Wall-E is like one of their dream shorts blown up into a full-screen adventure. I do not hesitate to compare this one to all-time classics like The Wizard of Oz. Modern-day films have a hard time getting the recognition of a Citizen Kane (a movie that had a hard time winning everyone over at first) or Gone with the Wind, or even in Disney’s own animated pantheon: Snow White and Seven Dwarfs or Bambi. AFI found room for Pixar’s Finding Nemo (also Stanton) and Toy Story recently in their “Top 10 Animated Films of All-Time,” a list that also nauseatingly included Shrek (I swear one day Shrek will lose its luster and will look like the antique it is destined to become). Something’s going to move over after this one. Wall-E is ridiculously good.

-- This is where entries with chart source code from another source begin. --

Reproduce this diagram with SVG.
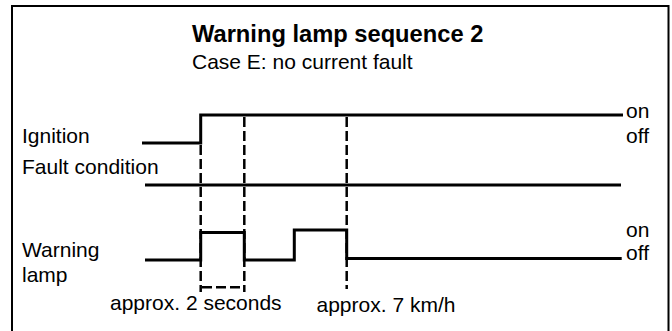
<svg xmlns="http://www.w3.org/2000/svg" width="672" height="331" viewBox="0 0 672 331">
<style>
text{font-family:"Liberation Sans",Arial,sans-serif;fill:#000}
.t{font-size:23.7px;font-weight:bold}
.l{font-size:21px}
.sig{fill:none;stroke:#000;stroke-width:3;stroke-linejoin:miter;stroke-linecap:butt}
.dash{fill:none;stroke:#000;stroke-width:2.5;stroke-dasharray:10 4}
.frame{fill:none;stroke:#000;stroke-width:2}
</style>
<rect width="672" height="331" fill="#fff"/>
<path class="frame" d="M12,335 V6 H668.5 V335"/>
<g id="title">
<text class="t" x="192" y="41.5">Warning lamp sequence 2</text>
<text class="l" x="192" y="69">Case E: no current fault</text>
</g>
<g id="ignition">
<text class="l" x="22" y="142.5">Ignition</text>
<text class="l" x="626" y="117.5">on</text>
<text class="l" x="626" y="142.5">off</text>
<path class="sig" d="M142,143 H200.7 V115 H623"/>
</g>
<g id="fault">
<text class="l" x="22" y="174.3">Fault condition</text>
<path class="sig" d="M145,185 H621"/>
</g>
<g id="lamp">
<text class="l" x="22" y="257.3">Warning</text>
<text class="l" x="22" y="281.7">lamp</text>
<text class="l" x="626" y="236.7">on</text>
<text class="l" x="626" y="260">off</text>
<path class="sig" d="M145,260 H200.7 V232.5 H244.3 V260 H294.3 V230 H346.7 V258.5 H621.7"/>
</g>
<g id="connectors">
<path class="dash" d="M200.7,145 V292"/>
<path class="dash" d="M244.3,117 V292"/>
<path class="dash" d="M346.7,117 V289"/>
<path class="dash" d="M202,287.3 H243"/>
</g>
<g id="annotations">
<text class="l" x="110" y="310">approx. 2 seconds</text>
<text class="l" x="316.5" y="311.5">approx. 7 km/h</text>
</g>
</svg>
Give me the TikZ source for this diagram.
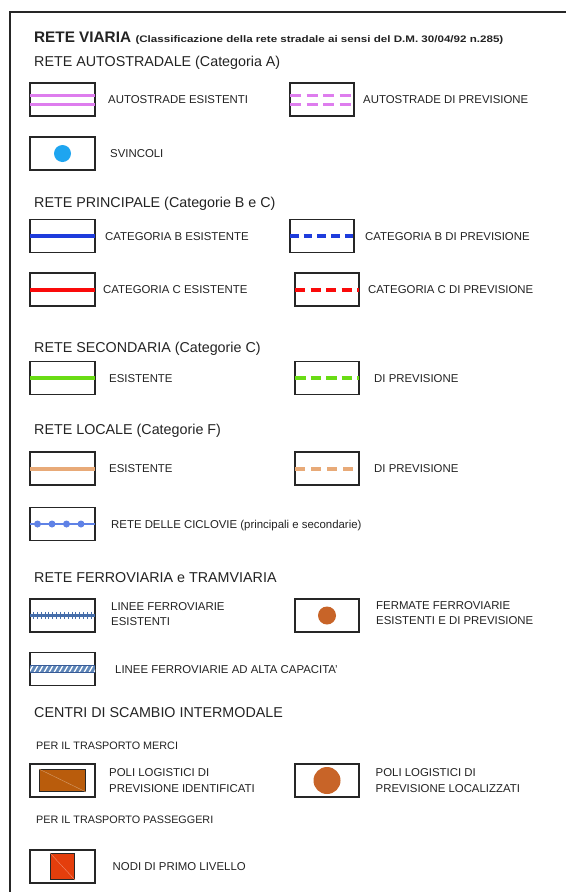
\documentclass[tikz,border=0pt]{standalone}
\usepackage{fontspec}
\setmainfont{Liberation Sans}
\usepackage{graphicx}
\usetikzlibrary{calc}
\definecolor{txt}{RGB}{35,35,35}
\definecolor{autocol}{RGB}{222,125,238}
\definecolor{svcol}{RGB}{30,165,240}
\definecolor{bcol}{RGB}{30,60,220}
\definecolor{ccol}{RGB}{250,10,10}
\definecolor{seccol}{RGB}{105,220,20}
\definecolor{loccol}{RGB}{232,170,120}
\definecolor{ciccol}{RGB}{95,130,230}
\definecolor{railcol}{RGB}{70,110,170}
\definecolor{acfill}{RGB}{95,135,185}
\definecolor{acline}{RGB}{55,90,150}
\definecolor{stopcol}{RGB}{200,100,40}
\definecolor{polcol}{RGB}{185,92,12}
\definecolor{nodcol}{RGB}{228,62,12}
\tikzset{
  lbox/.style={draw=black!85, line width=1.2pt, minimum width=65pt, minimum height=33pt, inner sep=0pt, outer sep=0pt},
  rbox/.style={lbox, minimum width=64pt},
  lab/.style={anchor=base west, inner sep=0pt, font=\fontsize{11.4}{14}\selectfont, text=txt},
  labtwo/.style={anchor=west, inner sep=0pt, align=left, font=\fontsize{11.4}{15.5}\selectfont, text=txt},
  head/.style={anchor=base west, inner sep=0pt, font=\fontsize{14.3}{16}\selectfont, text=txt},
  subhead/.style={anchor=base west, inner sep=0pt, font=\fontsize{10.8}{13}\selectfont, text=txt},
  solidln/.style={line width=#1, line cap=butt},
}
\begin{document}
\begin{tikzpicture}[x=1pt,y=-1pt]
\useasboundingbox (0,0) rectangle (566,892);
\fill[white] (0,0) rectangle (566,892);
\draw[line width=2pt, black!85] (10,892) -- (10,12) -- (566,12);

% title
\node[anchor=base west, inner sep=0pt, font=\bfseries\fontsize{15.3}{17}\selectfont, text=txt] (title) at (34,42) {RETE VIARIA};
\node[anchor=base west, inner sep=0pt, font=\bfseries\fontsize{9.5}{11}\selectfont, text=txt] (subt) at ([xshift=4pt]title.base east) {\scalebox{1.22}[1]{(Classificazione della rete stradale ai sensi del D.M. 30/04/92 n.285)}};

% autostradale
\node[head] (hA) at (34,66) {RETE AUTOSTRADALE (Categoria A)};
\node[lbox] (a1) at (62.5,99.5) {};
\draw[autocol, solidln=3pt] ([yshift=4.5pt]a1.west) -- ([yshift=4.5pt]a1.east);
\draw[autocol, solidln=3pt] ([yshift=-4.5pt]a1.west) -- ([yshift=-4.5pt]a1.east);
\node[lab] (ta1) at (108,103.5) {AUTOSTRADE ESISTENTI};
\node[rbox] (a2) at (322,99.5) {};
\draw[autocol, solidln=3pt, dash pattern=on 11pt off 5.5pt] ([yshift=4.5pt]a2.west) -- ([yshift=4.5pt]a2.east);
\draw[autocol, solidln=3pt, dash pattern=on 11pt off 5.5pt] ([yshift=-4.5pt]a2.west) -- ([yshift=-4.5pt]a2.east);
\node[lab] (ta2) at (363,103.5) {AUTOSTRADE DI PREVISIONE};

\node[lbox] (sv) at (62.5,153.5) {};
\fill[svcol] (sv.center) circle (8.5pt);
\node[lab] (tsv) at (110,157.5) {SVINCOLI};

% principale
\node[head] (hB) at (34,207) {RETE PRINCIPALE (Categorie B e C)};
\node[lbox] (b1) at (62.5,236) {};
\draw[bcol, solidln=3.5pt] (b1.west) -- (b1.east);
\node[lab] (tb1) at (105,240) {CATEGORIA B ESISTENTE};
\node[rbox] (b2) at (322,236) {};
\draw[bcol, solidln=3.5pt, dash pattern=on 8.5pt off 5.2pt] (b2.west) -- (b2.east);
\node[lab] (tb2) at (365,240) {CATEGORIA B DI PREVISIONE};

\node[lbox] (c1) at (62.5,289.5) {};
\draw[ccol, solidln=4pt] (c1.west) -- (c1.east);
\node[lab] (tc1) at (103,293.5) {CATEGORIA C ESISTENTE};
\node[rbox] (c2) at (327,289.5) {};
\draw[ccol, solidln=4pt, dash pattern=on 10pt off 5.5pt] (c2.west) -- (c2.east);
\node[lab] (tc2) at (368,293.5) {CATEGORIA C DI PREVISIONE};

% secondaria
\node[head] (hS) at (34,352) {RETE SECONDARIA (Categorie C)};
\node[lbox] (s1) at (62.5,378) {};
\draw[seccol, solidln=3.5pt] (s1.west) -- (s1.east);
\node[lab] (ts1) at (109,382) {ESISTENTE};
\node[rbox] (s2) at (327,378) {};
\draw[seccol, solidln=3.5pt, dash pattern=on 10.5pt off 5pt] (s2.west) -- (s2.east);
\node[lab] (ts2) at (374,382) {DI PREVISIONE};

% locale
\node[head] (hL) at (34,434) {RETE LOCALE (Categorie F)};
\node[lbox] (l1) at (62.5,468.5) {};
\draw[loccol, solidln=4pt] (l1.west) -- (l1.east);
\node[lab] (tl1) at (109,472.5) {ESISTENTE};
\node[rbox] (l2) at (327,468.5) {};
\draw[loccol, solidln=4pt, dash pattern=on 10pt off 6pt] (l2.west) -- (l2.east);
\node[lab] (tl2) at (374,472.5) {DI PREVISIONE};

\node[lbox] (cy) at (62.5,524) {};
\draw[ciccol, solidln=1.6pt] (cy.west) -- (cy.east);
\foreach \i in {0,1,2,3} \fill[ciccol] ($(cy.west)+(7.5+\i*14.5,0)$) circle (3.5pt);
\node[lab] (tcy) at (111,528) {RETE DELLE CICLOVIE (principali e secondarie)};

% ferroviaria
\node[head] (hF) at (34,582) {RETE FERROVIARIA e TRAMVIARIA};
\node[lbox] (f1) at (62.5,615.5) {};
\draw[railcol, solidln=2.4pt] (f1.west) -- (f1.east);
\foreach \i in {0,...,15} \draw[railcol, line width=0.9pt] ($(f1.west)+(3.5+\i*3.85,-3.6)$) -- ++(0,7.2);
\node[labtwo] (tf1) at (111,614) {LINEE FERROVIARIE\\ESISTENTI};
\node[rbox] (f2) at (327,615.5) {};
\fill[stopcol] (f2.center) circle (9pt);
\node[labtwo] (tf2) at (376,613) {FERMATE FERROVIARIE\\ESISTENTI E DI PREVISIONE};

\node[lbox] (ac) at (62.5,669) {};
\begin{scope}
\clip ($(ac.west)+(0,-3.6)$) rectangle ($(ac.east)+(0,3.6)$);
\fill[acfill] ($(ac.west)+(0,-3.6)$) rectangle ($(ac.east)+(0,3.6)$);
\foreach \i in {0,...,13} \draw[white, line width=1.3pt] ($(ac.west)+(-1+\i*5,3.6)$) -- ++(4,-7.2);
\end{scope}
\draw[acline, solidln=1.4pt] ($(ac.west)+(0,-3.6)$) -- ($(ac.east)+(0,-3.6)$);
\draw[acline, solidln=1.4pt] ($(ac.west)+(0,3.6)$) -- ($(ac.east)+(0,3.6)$);
\node[lab] (tac) at (115,673) {LINEE FERROVIARIE AD ALTA CAPACITA'};

% centri
\node[head] (hC) at (34,717) {CENTRI DI SCAMBIO INTERMODALE};
\node[subhead] (hM) at (36,749.5) {PER IL TRASPORTO MERCI};
\node[lbox] (m1) at (62.5,780.5) {};
\node[draw=black!85, line width=0.8pt, fill=polcol, minimum width=46pt, minimum height=22pt, inner sep=0pt] (pr) at (m1.center) {};
\draw[polcol!60!white, line width=0.4pt] (pr.north west) -- (pr.south east);
\node[labtwo] (tm1) at (109,780.5) {POLI LOGISTICI DI\\PREVISIONE IDENTIFICATI};
\node[rbox] (m2) at (327,780.5) {};
\fill[stopcol] (m2.center) circle (13.5pt);
\node[labtwo] (tm2) at (375.5,780.5) {POLI LOGISTICI DI\\PREVISIONE LOCALIZZATI};

\node[subhead] (hP) at (36,823.5) {PER IL TRASPORTO PASSEGGERI};
\node[lbox] (n1) at (62.5,866.5) {};
\node[draw=black!85, line width=0.8pt, fill=nodcol, minimum width=24pt, minimum height=26pt, inner sep=0pt] (nq) at (n1.center) {};
\draw[nodcol!60!white, line width=0.4pt] (nq.north west) -- (nq.south east);
\node[lab] (tn1) at (112.5,870.5) {NODI DI PRIMO LIVELLO};
\end{tikzpicture}
\end{document}
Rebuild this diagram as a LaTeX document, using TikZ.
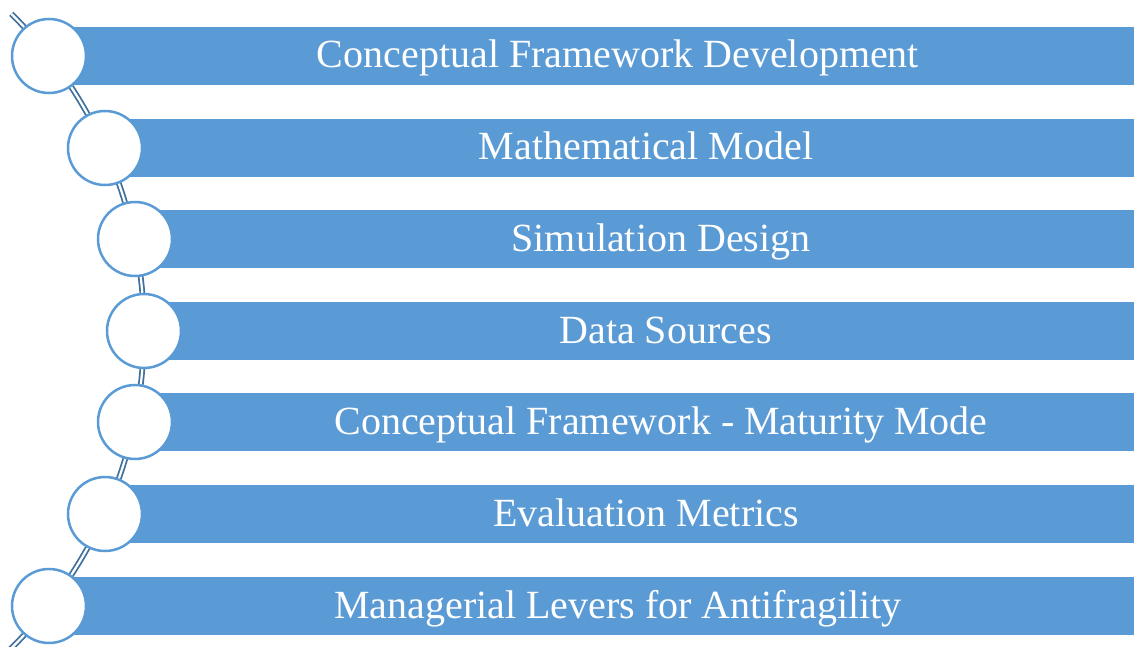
\documentclass[tikz,border=0pt]{standalone}
\usepackage{fontspec}
\setmainfont{Liberation Serif}
\definecolor{barblue}{HTML}{5B9BD5}
\definecolor{linkblue}{HTML}{41719C}
\begin{document}
\begin{tikzpicture}[x=1pt,y=1pt,
  bar/.style={fill=barblue,draw=none},
  bead/.style={circle,draw=barblue,line width=2.5pt,fill=white,minimum size=74pt,inner sep=0pt},
  label/.style={anchor=base,text=white,font=\fontsize{40}{48}\selectfont,inner sep=0pt},
  link/.style={draw=linkblue,line width=1.8pt,double=white,double distance=2.2pt}]
\useasboundingbox (0,0) rectangle (1134,-647);
\clip (0,0) rectangle (1134,-647);
% curved spine behind the beads
\draw[link] (-301.5,-331) ++(45.4:445.5) arc[start angle=45.4,end angle=-46.5,radius=445.5];
% bars, beads and captions, one per row
\foreach \i/\cx/\cy/\t in {
  1/49/56/{Conceptual Framework Development},
  2/105/148/{Mathematical Model},
  3/135/239/{Simulation Design},
  4/144/331/{Data Sources},
  5/135/422/{Conceptual Framework - Maturity Mode},
  6/105/514/{Evaluation Metrics},
  7/49/606/{Managerial Levers for Antifragility}}{
  \fill[bar] (\cx,-\cy+29) rectangle (1134,-\cy-29);
  \node[bead] (b\i) at (\cx,-\cy) {};
  \node[label] (t\i) at ({(\cx+38+1149)/2},-\cy-12) {\t};
}
\end{tikzpicture}
\end{document}
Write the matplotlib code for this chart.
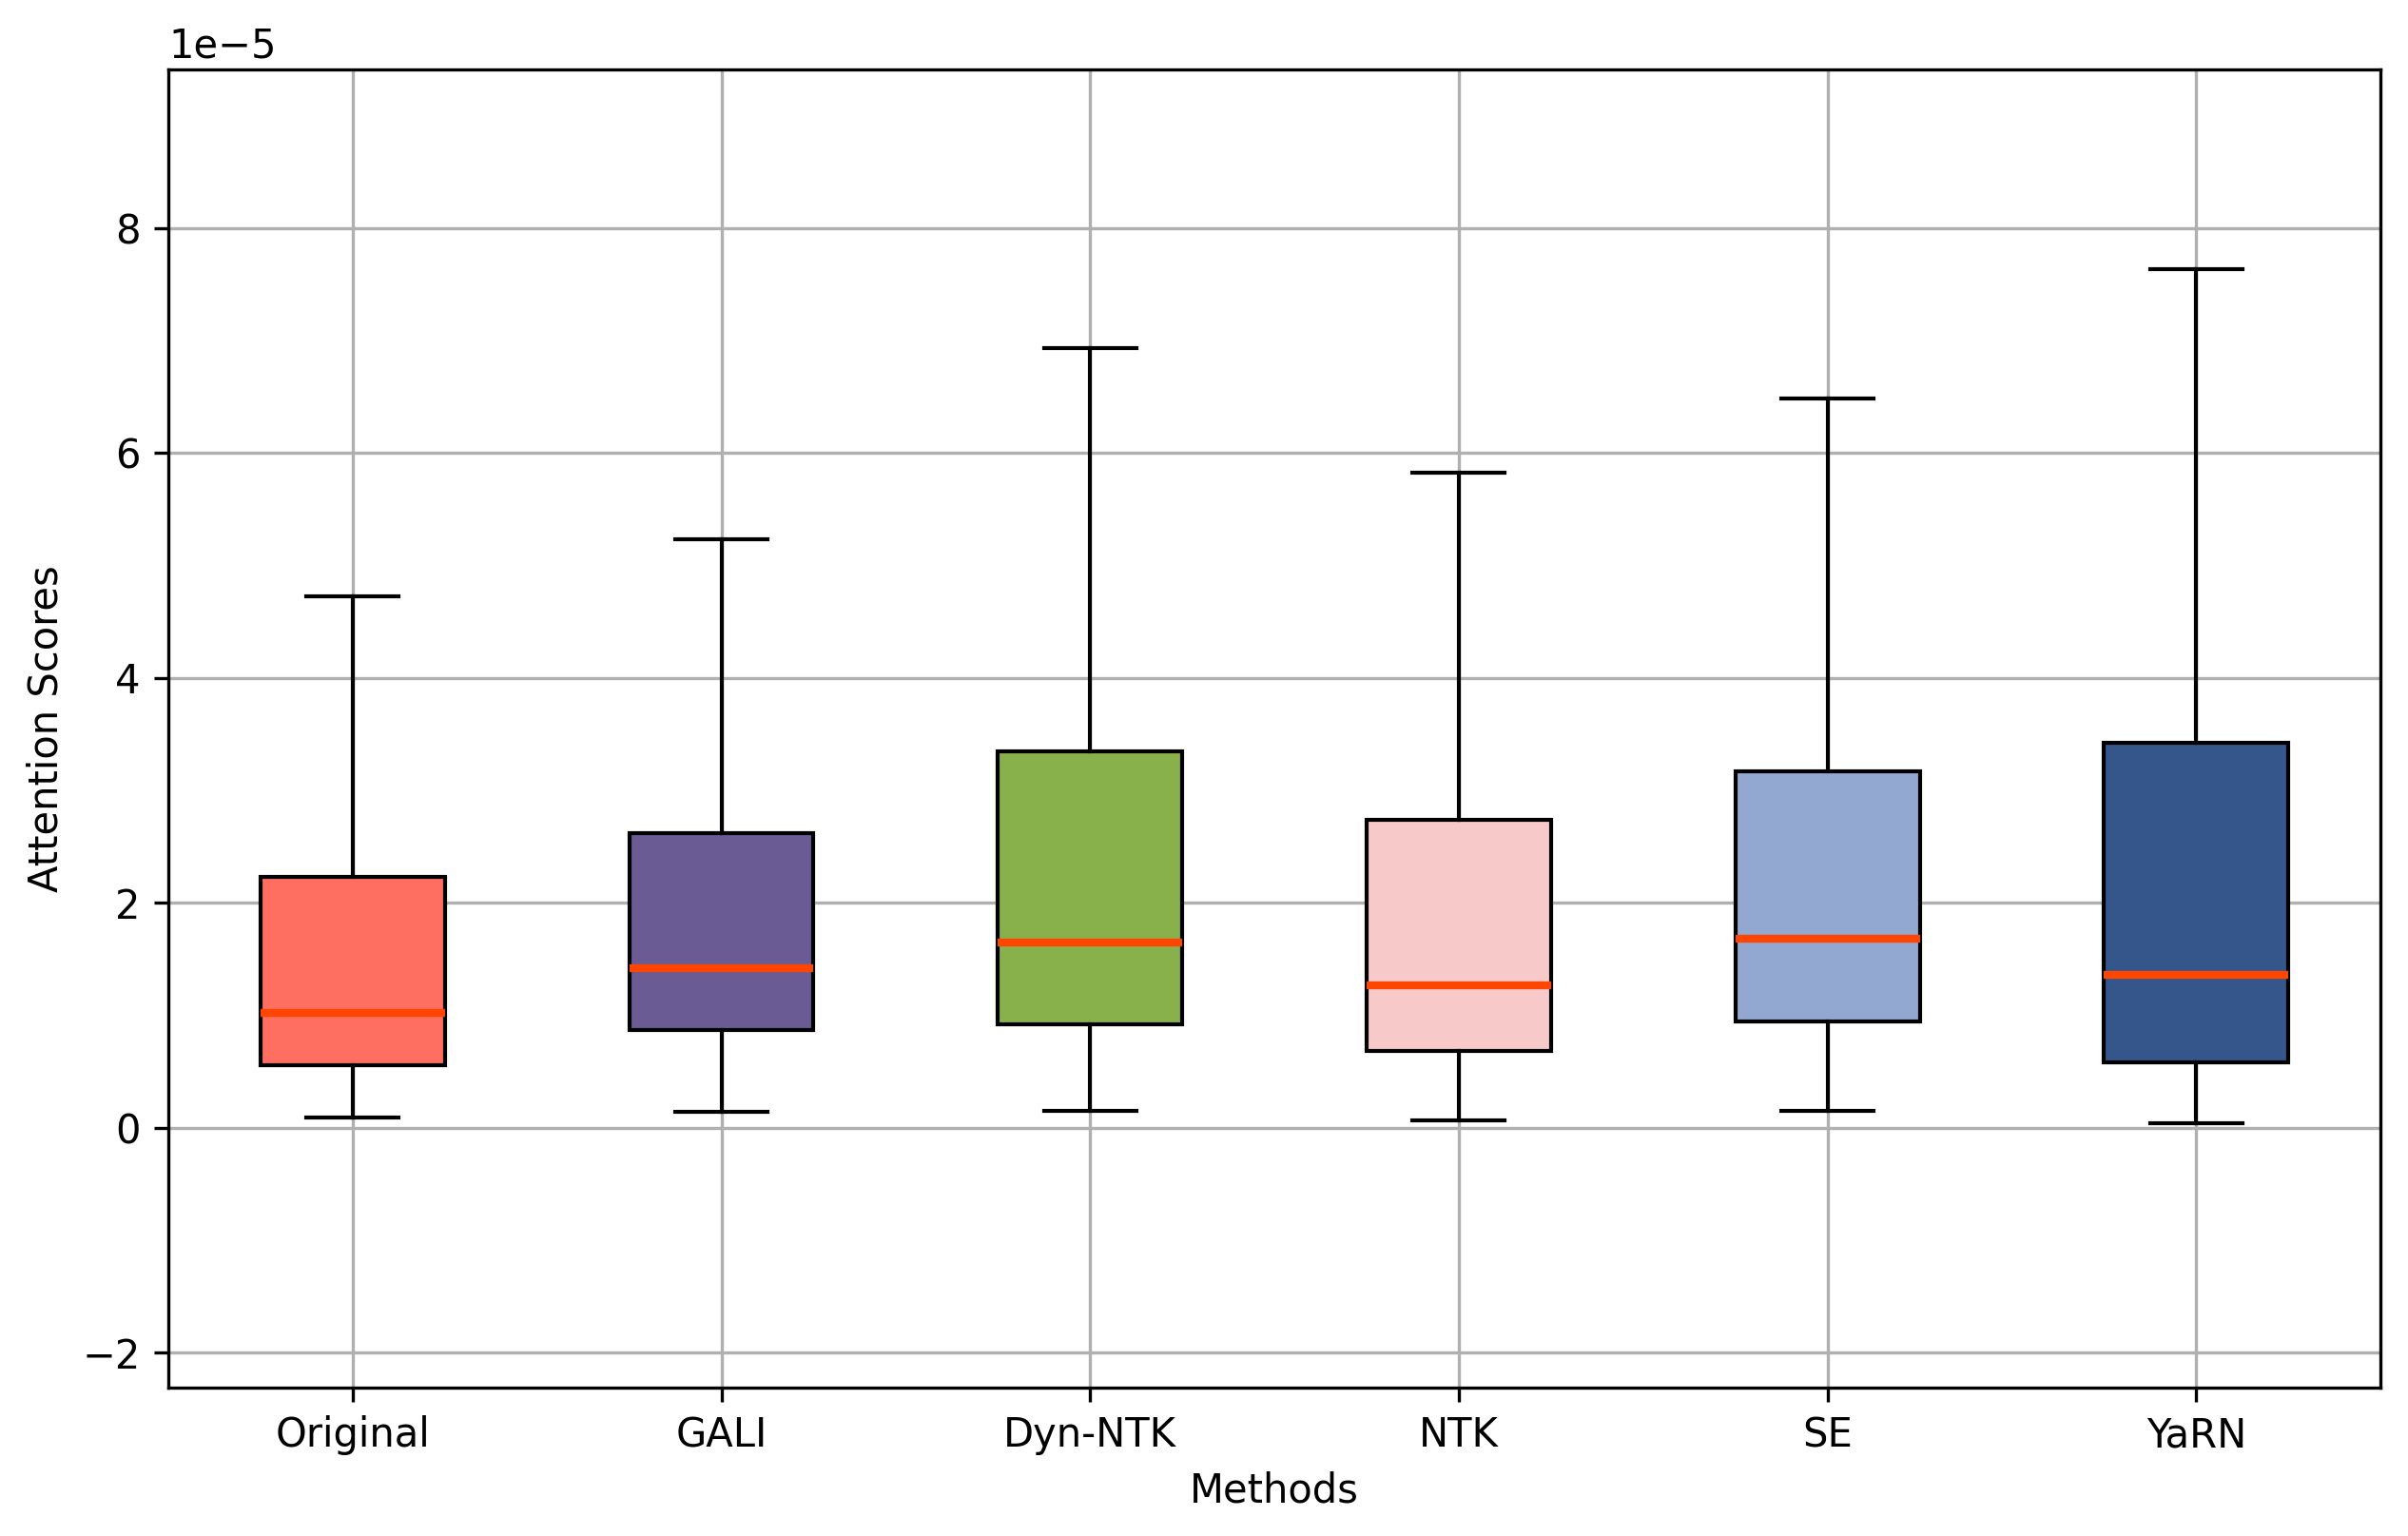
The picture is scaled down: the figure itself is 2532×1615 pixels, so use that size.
import matplotlib
matplotlib.use("Agg")
import matplotlib.pyplot as plt

# valeurs (unite 1e-5)
methodes = ["Original", "GALI", "Dyn-NTK", "NTK", "SE", "YaRN"]
moustache_basse = [0.09, 0.14, 0.155, 0.063, 0.154, 0.041]
q1 = [0.56, 0.87, 0.92, 0.68, 0.95, 0.585]
mediane = [1.02, 1.42, 1.65, 1.27, 1.68, 1.36]
q3 = [2.23, 2.62, 3.35, 2.74, 3.17, 3.42]
moustache_haute = [4.73, 5.23, 6.93, 5.83, 6.49, 7.64]
couleurs = ["#FF6F61", "#6B5B95", "#88B04B", "#F7CAC9", "#92A8D1", "#34568B"]

echelle = 1e-5
stats = []
for i in range(len(methodes)):
    stats.append({
        "label": methodes[i],
        "whislo": moustache_basse[i] * echelle,
        "q1": q1[i] * echelle,
        "med": mediane[i] * echelle,
        "q3": q3[i] * echelle,
        "whishi": moustache_haute[i] * echelle,
        "fliers": [],
    })

fig, ax = plt.subplots(figsize=(2532 / 300, 1615 / 300), dpi=300)
fig.subplots_adjust(left=0.0699, right=0.9886, bottom=0.0966, top=0.955)

ax.grid(True)
boites = ax.bxp(stats, patch_artist=True, showfliers=False,
                medianprops=dict(color="#FF4500", linewidth=2))
for boite, c in zip(boites["boxes"], couleurs):
    boite.set_facecolor(c)

ax.set_xlim(0.5, 6.5)
ax.set_ylim(-2.31e-5, 9.415e-5)
ax.set_xlabel("Methods")
ax.set_ylabel("Attention Scores")

fig.savefig("out.png", dpi=300)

It’s been 700 years and the little robot WALL-E (voice by Ben Burtt), along with a cockroach, are the only living things left on the Earth. The big cities are covered in trash, apparently something that started happening when man left the planet so many years ago. The robot’s main function is to gather the trash and compact it into a little box, and he still does it with aplomb, but much of the time is spent picking over the little treasures left behind. He’s lonely save for the cockroach, and he’s developed a bit of a personality, and he pines for the human expression of love in an old Hollywood musical (Hello, Dolly).

One day a ship lands and a sleek female robot named Eve (Elissa Knight) starts scanning the planet. Wall-E falls in love, but she is not interested, and when startled she’s prone to fire some death rays in the perpetrator’s direction. Eventually, though, Wall-E begins to interest the scanner robot in some way, because she starts to feel a bit lonely, too. But one of Wall-E’s treasures, a small plant, is about to send Eve into a bit of a coma, and her mothership returns to pick her up. Wall-E grabs on to the ship tight and is sent into space.

There, we find that the descendants of Earth have turned into fat slobs who have machines do everything for them. They have little chairs that scoot them around while projected images fill their vision with data overload, mostly to buy more stuff. Eve is sent to the captain of the mothership (Jeff Garlin) to produce her findings, a discovery that will enable the earthlings to return home, but the plant is mysteriously gone. Seems like the machines don’t exactly want the humans to leave. Enter the 2001 parallels. Thus Wall-E and Eve have to find a way to find the plant, override the control of the machines, and get back to Earth.

Any kind of plot description doesn’t do the film justice. There are so many classic pieces of cinema contained within Wall-E. Miles upon miles of visual gags, and I’ll remind you again, the best of Chaplin and Keaton when it comes to turning a mere funny situation into a memorable work of art. From the beginning of the movie, you care about Wall-E. His expressions, his reasoning, his ability to take care of himself, and reminders that he is in danger of possibly losing his life should he not be smart about things (the sort of ground covered in I Am Legend), are endearing, so much so that a later moment in the film where he is alive, but not exactly the Wall-E we know, is heartbreaking.

And of course, I would be wrong not to include the other characters, too. Eve is a fun character, the cockroach, a little robot whose job is to clean things, so on and so forth. Pixar and Andrew Stanton, not surprisingly, have thought it all through and a film 4 years in the making shows that films can still be made well. If you’ve never seen the story of Pixar, you should see it as soon as possible. Consider the themes throughout their history: it’s teamwork, dedication, talent, and lack of ego. It’s no wonder they’ve churned out hit after hit and pretty much every one of their films is either good to great. Wall-E stands alone on their magnificent tower of success.


Comment from Linda
Time: June 27, 2008, 6:53 pm

Nice review, I think Pixar should be proud of WALL-E. The connection with the character was so fast, I was almost startled. I also love the visual pop culture references as simple pleasures. Who doesn’t love bubble wrap?!!? I was glad for a break from talking animals in an animated film, and appreciate the creative use of a fire extinguisher. Wonderful film I can’t wait to see again.